A population of some 60 million “denotified tribes” can be found throughout India today. Since 1998, the Budhan Theatre (http://www.budhantheatre.org/) has performed street plays to raise awareness about the condition of such tribes. They work to bring about social change by raising awareness of the historical plight of Denotified Tribes, notably the Chhara community, which has faced the physical, social, and psychological stigma of being “born criminals”. The theatre group uses the talents of the Chharas as natural performers to conduct expressionist theatre that emphasizes these unique issues. Highlighting the countless challenges faced by the Chhara community and spreading our creativity throughout India, the Budhan Theatre debunks the numerous prejudices against denotified Tribes to bring them closer to the kind of life guaranteed by the Indian Constitution.
Who are the Chharas?
Historically, Chharas comprised a group of nomadic people in India. When the British attempted to maintain the colonial regime in India, they utilized theories of crime being hereditary to undermine these nomadic communities as criminal. In 1871, the Criminal Tribes Act made legal the enforcement of restriction and harsh punishment for members of criminal tribes, punishments quite distinct from other non-criminal tribe members. In 1959, the Habitual Offenders Act replaced the CTA, and while there was discussion of rehabilitative processes for tribes known as criminal, this act only further allowed police the opportunity to identify these groups, target them, and further marginalize them. This act remains in practice today, and so, rather than have any protection by the government, there is no guarantee that members of these groups, known as Denotified Tribes (DNTs) will receive jobs or education, often forcing them into illegal practices such as liquor brewing in the dry state of Gujarat. The theory that people can inherit innate criminality has withstood the test of time and despite the revocation of the CTA, formerly nomadic peoples and current DNTs are considered criminal by nature and have been unofficially deemed second-class citizens. The formerly nomadic Chharas are known by other names throughout the country, including Sansis, Kanjar, Kanjarbhat, and Adodiyas.
Acting like a Thief: Documentary about Chharas in Ahmedabad
Budhan Bolta Hai: Budhan Theatre play performance at Jantar Mantar, New Delhi
Budhan Theatre was founded by G.N. Devy, a literary critic, linguistic, and tribal activist based in Baroda. He continues to inspire Chhara youth in the rights-based movement through arts and literature, and guides the social movement for the constitutional guarantees owed to Denotified and Nomadic Tribes.

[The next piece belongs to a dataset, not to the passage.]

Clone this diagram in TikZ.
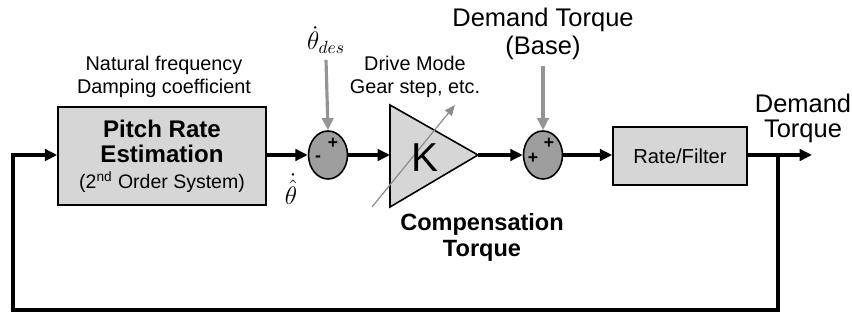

Performing Our Past, Changing Our Future
DNT (Denotified Tribes) Movement
Budhan Theatre actors have been actively engaged at the state and central level policymaking processes for the constitutional and cultural rights of DNTs. They have spoken and appeared at hundreds of conferences and seminars organized by various state and national institutions, including police academies, arts organizations, policy-making organizations, and universities. Budhan Theatre has also performed at conferences to provide audiences the true experience of the DNT plight and initiate dialogue between society, system, and DNT communities.
The Chharanagar Library
The library was established in 1998 by G.N. Devy and Mahasweta Devi as a centre for the community development for the Chhara tribe. The library includes books in English, Hindi and Gujarati, and the readers are members of the Chhara community, police officers, and neighbouring communities’ youth and children. The library was the birthplace of Budhan Theatre, and it remains a vibrant place for the youth of Chharanagar, where young people come together to interact, read, practice music, perform theatre, dance, and engage in other community building activities.